-- BEGIN Record list --
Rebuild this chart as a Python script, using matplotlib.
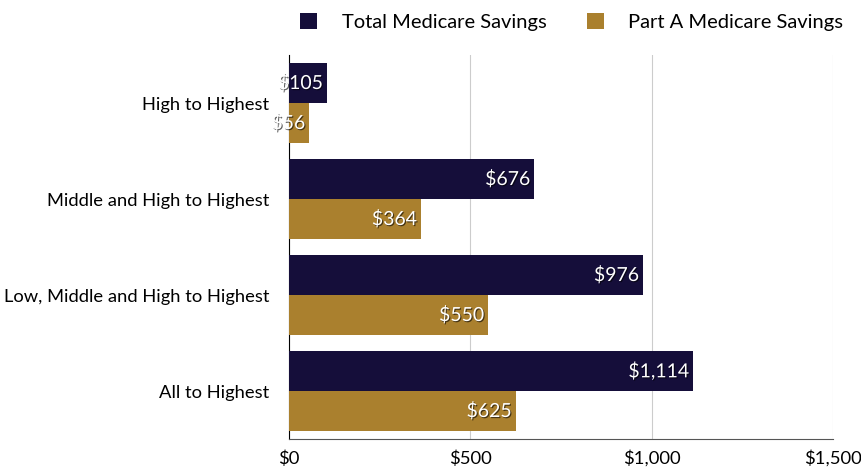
import matplotlib.pyplot as plt
import matplotlib.patheffects as pe
import numpy as np

categories = ['High to Highest', 'Middle and High to Highest',
              'Low, Middle and High to Highest', 'All to Highest']
total_savings = [105, 676, 976, 1114]
part_a_savings = [56, 364, 550, 625]
x_ticks = [0, 500, 1000, 1500]
x_tick_labels = ['$0', '$500', '$1,000', '$1,500']

navy = '#150e3a'
gold = '#aa802e'

plt.rcParams['font.family'] = ['Lato', 'DejaVu Sans']

fig = plt.figure(figsize=(8.61, 4.71), dpi=100)
ax = fig.add_axes([0.3357, 0.0679, 0.6318, 0.8153])

# top group first
y = np.arange(len(categories))[::-1]
h = 40 / 96

b1 = ax.barh(y + h / 2, total_savings, height=h, color=navy, label='Total Medicare Savings', zorder=3)
b2 = ax.barh(y - h / 2, part_a_savings, height=h, color=gold, label='Part A Medicare Savings', zorder=3)

shadow = [pe.withSimplePatchShadow(offset=(0.8, -0.8), shadow_rgbFace='black', alpha=0.6)]
for bars, vals in [(b1, total_savings), (b2, part_a_savings)]:
    for bar, v in zip(bars, vals):
        ax.annotate('${:,}'.format(v), (v, bar.get_y() + bar.get_height() / 2),
                    xytext=(-3, 0), textcoords='offset points', ha='right', va='center',
                    color='white', fontsize=14, zorder=5, path_effects=shadow,
                    annotation_clip=False)

ax.set_xlim(0, 1500)
ax.set_ylim(-0.5, 3.5)
ax.set_xticks(x_ticks)
ax.set_xticklabels(x_tick_labels, fontsize=13.3)
ax.set_yticks(y)
ax.set_yticklabels(categories, fontsize=13.2)
ax.tick_params(length=0)
ax.tick_params(axis='y', pad=14)
ax.tick_params(axis='x', pad=8)
ax.xaxis.grid(True, color='#cccccc', linewidth=0.8, zorder=0)
for s in ['top', 'right']:
    ax.spines[s].set_visible(False)
ax.spines['left'].set_color('black')
ax.spines['bottom'].set_color('#555555')

fig.legend(handles=[b1, b2], loc='upper right', bbox_to_anchor=(1.0, 1.01), ncol=2,
           frameon=False, fontsize=14.5, handlelength=0.85, handleheight=0.85,
           columnspacing=2.0, handletextpad=1.2)

fig.savefig('out.png', dpi=100)
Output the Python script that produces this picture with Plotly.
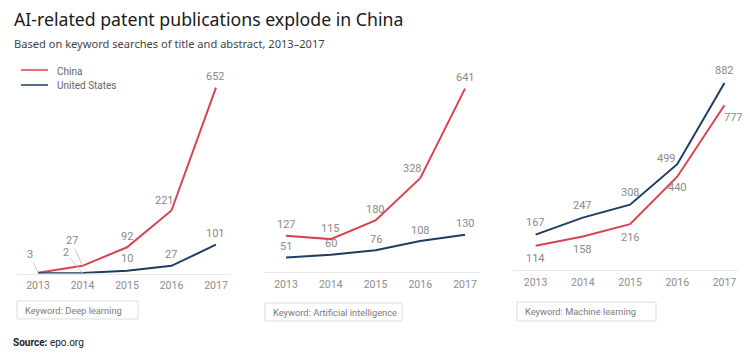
import plotly.graph_objects as go

W, H = 750, 353

years = [2013, 2014, 2015, 2016, 2017]

# Deep learning
dl_china = [3, 27, 92, 221, 652]
dl_us = [1, 2, 10, 27, 101]
# Artificial intelligence
ai_china = [127, 115, 180, 328, 641]
ai_us = [51, 60, 76, 108, 130]
# Machine learning
ml_china = [114, 158, 216, 440, 777]
ml_us = [167, 247, 308, 499, 882]

keywords = ["Keyword: Deep learning", "Keyword: Artificial intelligence", "Keyword: Machine learning"]
series_names = ["China", "United States"]

RED = "#d9434f"
NAVY = "#1d3d63"
LBL = "#8a8a8a"

def px(p):
    return p / W

def py(p):
    return 1 - p / H

fig = go.Figure()

panels = [
    dict(china=dl_china, us=dl_us, xd=(17, 230), xr=(2012.528, 2017.315), yd=(273.5, 74.0), yr=(0, 700)),
    dict(china=ai_china, us=ai_us, xd=(264, 480), xr=(2012.508, 2017.335), yd=(272.0, 71.8), yr=(0, 700)),
    dict(china=ml_china, us=ml_us, xd=(513, 738), xr=(2012.521, 2017.287), yd=(270.0, 68.6), yr=(0, 950)),
]

for i, p in enumerate(panels):
    n = "" if i == 0 else str(i + 1)
    fig.add_trace(go.Scatter(x=years, y=p["china"], mode="lines", name=series_names[0],
                             line=dict(color=RED, width=2), showlegend=False,
                             xaxis="x" + n, yaxis="y" + n, hoverinfo="skip"))
    fig.add_trace(go.Scatter(x=years, y=p["us"], mode="lines", name=series_names[1],
                             line=dict(color=NAVY, width=2), showlegend=False,
                             xaxis="x" + n, yaxis="y" + n, hoverinfo="skip"))
    fig.update_layout(**{
        "xaxis" + n: dict(domain=[px(p["xd"][0]), px(p["xd"][1])], range=list(p["xr"]),
                          anchor="y" + n, tickvals=years, ticktext=[str(y) for y in years],
                          showgrid=False, zeroline=False, showline=True, linecolor="#e8e8e8",
                          linewidth=1, ticks="outside", ticklen=2, tickcolor="rgba(0,0,0,0)",
                          tickfont=dict(family="Roboto", size=10.5, color="#8c8c8c"), fixedrange=True),
        "yaxis" + n: dict(domain=[py(p["yd"][0]), py(p["yd"][1])], range=list(p["yr"]),
                          anchor="x" + n, visible=False, fixedrange=True),
    })

annotations = []

def lab(panel, year, val, text, dx=0, dy=0, arrow=None):
    n = "" if panel == 0 else str(panel + 1)
    a = dict(x=year, y=val, xref="x" + n, yref="y" + n, text=text,
             font=dict(family="Roboto", size=11, color=LBL))
    if arrow:
        a.update(showarrow=True, ax=arrow[0], ay=arrow[1], arrowhead=0, arrowwidth=1,
                 arrowcolor="#c8c8c8", standoff=0, startstandoff=0)
    else:
        a.update(showarrow=False, xshift=dx, yshift=dy)
    annotations.append(a)

# Panel 1 labels
lab(0, 2013, dl_china[0], str(dl_china[0]), arrow=(-8, -18))
lab(0, 2014, dl_china[1], str(dl_china[1]), arrow=(-11, -25))
lab(0, 2015, dl_china[2], str(dl_china[2]), dy=11)
lab(0, 2016, dl_china[3], str(dl_china[3]), arrow=(-7, -10))
lab(0, 2017, dl_china[4], str(dl_china[4]), dy=11)
lab(0, 2014, dl_us[1], str(dl_us[1]), arrow=(-17, -20))
lab(0, 2015, dl_us[2], str(dl_us[2]), dy=12)
lab(0, 2016, dl_us[3], str(dl_us[3]), dy=11)
lab(0, 2017, dl_us[4], str(dl_us[4]), dy=11)

# Panel 2 labels
for k, y in enumerate(years):
    if k == 3:
        lab(1, y, ai_china[k], str(ai_china[k]), arrow=(-8, -10))
    else:
        lab(1, y, ai_china[k], str(ai_china[k]), dy=11)
    lab(1, y, ai_us[k], str(ai_us[k]), dy=11)

# Panel 3 labels
for k, y in enumerate(years):
    if k == 3:
        lab(2, y, ml_us[k], str(ml_us[k]), dx=-11, dy=6)
        lab(2, y, ml_china[k], str(ml_china[k]), dy=-11)
    elif k == 4:
        lab(2, y, ml_us[k], str(ml_us[k]), dy=13)
        lab(2, y, ml_china[k], str(ml_china[k]), arrow=(9, 12))
    else:
        lab(2, y, ml_us[k], str(ml_us[k]), dy=12)
        lab(2, y, ml_china[k], str(ml_china[k]), dy=-13)

# Title, subtitle, source
annotations.append(dict(x=px(12), y=py(19), xref="paper", yref="paper", xanchor="left", yanchor="middle",
                        text="AI-related patent publications explode in China", showarrow=False,
                        font=dict(family="Noto Sans", size=17.7, color="#1a1a1a")))
annotations.append(dict(x=px(12), y=py(43), xref="paper", yref="paper", xanchor="left", yanchor="middle",
                        text="Based on keyword searches of title and abstract, 2013\u20132017", showarrow=False,
                        font=dict(family="Noto Sans", size=11.1, color="#444444")))
annotations.append(dict(x=px(11), y=py(342), xref="paper", yref="paper", xanchor="left", yanchor="middle",
                        text="<b>Source:</b> epo.org", showarrow=False,
                        font=dict(family="Roboto", size=10, color="#222222")))

shapes = []

# Legend (manual)
leg_colors = [RED, NAVY]
leg_y = [70, 85]
for name, col, yy in zip(series_names, leg_colors, leg_y):
    shapes.append(dict(type="line", xref="paper", yref="paper", x0=px(21), x1=px(48), y0=py(yy), y1=py(yy),
                       line=dict(color=col, width=1.5)))
    annotations.append(dict(x=px(55), y=py(yy + 1), xref="paper", yref="paper", xanchor="left", yanchor="middle",
                            text=name, showarrow=False,
                            font=dict(family="Roboto", size=10, color="#666666")))

# Keyword boxes
boxes = [(17, 301, 138, 319), (265, 303, 402, 321), (517, 302, 656, 321)]
for (x0, y0, x1, y1), kw in zip(boxes, keywords):
    shapes.append(dict(type="rect", xref="paper", yref="paper", x0=px(x0), x1=px(x1), y0=py(y1), y1=py(y0),
                       line=dict(color="#dddddd", width=1), fillcolor="white", layer="below"))
    annotations.append(dict(x=px(x0 + 6), y=py((y0 + y1) / 2), xref="paper", yref="paper",
                            xanchor="left", yanchor="middle", text=kw, showarrow=False,
                            font=dict(family="Roboto", size=9.3, color="#7a7a7a")))

fig.update_layout(
    width=W, height=H, margin=dict(l=0, r=0, t=0, b=0),
    paper_bgcolor="white", plot_bgcolor="white",
    annotations=annotations, shapes=shapes,
    showlegend=False,
)

fig.write_html("out.html")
-- END Record list --
Task to carry out
Skip the pictures and restate exactly the lines from the beginning of the listing to the line with "import numpy as np", that line included.

Finished exercise
Rebuild this chart as a Python script, using matplotlib.
import matplotlib.pyplot as plt
import matplotlib.patheffects as pe
import numpy as np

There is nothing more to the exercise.